Peer backwards into the archives, and the language seems all too familiar: “The people of Finland feel deeply that they cannot fulfil their national duty and their universal human obligations without a complete sovereignty.”

Yet the interdependence, even vulnerability, of nations is part of the Finnish story. Estonia, Latvia, Lithuania declared independence at the same time, but were annexed by Soviet Russia in the 1940s. How did Finland avoid it?

By a process of “Finlandisation”, which involved strategic deals with its powerful neighbour, and an active self-censorship in media and politics. Again, in terms of current Russian influence in the Baltics and other former Soviet states, this is hardly a dusty archive.

And in terms of Scottish constitutional advance – marked by dates in 2017 like the 20th anniversary of the referendum on a Scottish Parliament (September 11), or the 10th anniversary of the SNP taking power in Holyrood (May 3) – it’s worth dwelling on our fortunes, as well as our struggles. We’ve been in bed with an elephant – but not a tyrannosaurus.

The formation of the Dominion of Canada 150 years ago (on July 1) is being framed as “not born out of revolution or a sweeping outburst of nationalism”, according to the Canadian Encyclopedia, but “created in a series of conferences and orderly negotiations” (with the British anxious about uniting their colonies against US attack). Whatever comes up for Scottish indy politics in 2017, it will always pay for us to study specific histories of nation forming.

For tech heads – meaning your humble scrivener – there are enough dates next year to help us get some kind of historical measure of our furious changes.

The iPhone is 10 years old on June 29. Cue much musing on how the device either pushed the digital revolution into our hands and made it everyday and useful. Or whether its candy-coloured apps turned us into info-addicts, exploiting our “playbour” and numbing our citizenship.

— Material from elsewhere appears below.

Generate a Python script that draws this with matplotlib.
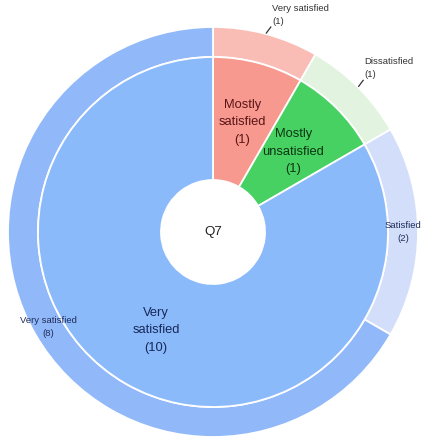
import numpy as np
import matplotlib
matplotlib.use("Agg")
import matplotlib.pyplot as plt

plt.rcParams['font.family'] = ['Liberation Sans', 'DejaVu Sans']

center_label = "Q7"
inner_labels = ["Mostly\nsatisfied", "Mostly\nunsatisfied", "Very\nsatisfied"]
inner_values = [1, 1, 10]
inner_colors = ["#F7998F", "#48D163", "#8BBAFB"]
inner_text_colors = ["#5a1616", "#0c3512", "#17285a"]

outer_labels = ["Very satisfied", "Dissatisfied", "Satisfied", "Very satisfied"]
outer_values = [1, 1, 2, 8]
outer_colors = ["#F9BDB6", "#E2F4DF", "#D3DEFA", "#91B8F8"]
outer_text_colors = ["#333333", "#333333", "#1f2d5a", "#1f2d5a"]
outer_inside = [False, False, True, True]

W, H = 423, 440
fig = plt.figure(figsize=(W / 100, H / 100), dpi=100)
ax = fig.add_axes([0, 0, 1, 1])
ax.axis('off')

cx, cy = 213, 208
R = 205
r_mid = 175
r_hole = 52

wp = dict(linewidth=1.3, edgecolor='white')
ax.pie(outer_values, colors=outer_colors, radius=R, center=(cx, cy),
       startangle=90, counterclock=False,
       wedgeprops=dict(width=R - r_mid, **wp))
ax.pie(inner_values, colors=inner_colors, radius=r_mid, center=(cx, cy),
       startangle=90, counterclock=False,
       wedgeprops=dict(width=r_mid - r_hole, **wp))
ax.set_xlim(0, W)
ax.set_ylim(0, H)
ax.set_aspect('equal')


def pos(angle_deg, r):
    a = np.deg2rad(angle_deg)
    return cx + r * np.sin(a), cy + r * np.cos(a)


tot = sum(inner_values)
start = 0
for lab, v, tc in zip(inner_labels, inner_values, inner_text_colors):
    mid = (start + v / 2) / tot * 360
    x, y = pos(mid, (r_mid + r_hole) / 2)
    ax.text(x, y, f"{lab}\n({v})", ha='center', va='center', fontsize=9.3,
            color=tc, linespacing=1.6)
    start += v

tot = sum(outer_values)
start = 0
for lab, v, tc, inside in zip(outer_labels, outer_values, outer_text_colors, outer_inside):
    mid = (start + v / 2) / tot * 360
    if inside:
        x, y = pos(mid, (R + r_mid) / 2)
        ax.text(x, y, f"{lab}\n({v})", ha='center', va='center', fontsize=6.8,
                color=tc, linespacing=1.5)
    else:
        x0, y0 = pos(mid, R + 1)
        x1, y1 = x0 + 4.5, y0 + 6
        ax.plot([x0, x1], [y0, y1], color='#333333', lw=0.9)
        ax.text(x1 + 1.5, y1 + 1, f"{lab}\n({v})", ha='left', va='bottom',
                fontsize=6.8, color=tc, linespacing=1.55, multialignment='left')
    start += v

ax.text(cx, cy, center_label, ha='center', va='center', fontsize=9.6, color='#222222')

fig.savefig("out.png", dpi=100)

We also might get a second wave of Dolly the sheep fever – the date her cloning was announced to the world was February 22, two decades ago, although she’d actually been cloned on July 5, 1996. This time, it might be worth dwelling on how the hype of these transformative technologies – humans cloned!; diseases prevented!; lost children reborn! – measures up to the succeeding years. There’s been a global ban on human cloning – but pluripotential stem cells, which obviate the need to experiment on human embryos, have flourished as a result of the Roslin Institute’s breakthrough.

As we wonder what robots will do to our job market, it’s calming to look back on how steadily and sensibly cloning has developed But note: not without a lot of strong regulation and institutional common sense.

Finally – and yes, this is a very subjective list, so please make your own – 2017 will mark some major dates in the formation of the Summer of Love in 1967. The Human Be-In happened at the Golden Gate Park, San Francisco, on January 14, followed a fortnight later by the Mantra-Rock Dance, understood to be the “major spiritual event of the hippie era”. And on November 9, Rolling Stone magazine was founded to record it all.

So as the New Year grimly heaves into view, I hope the artists, the freaks and the geeks get it together at some point in 2017, somewhere on these islands. We need an anniversary date upon which to commemorate the great turnaround.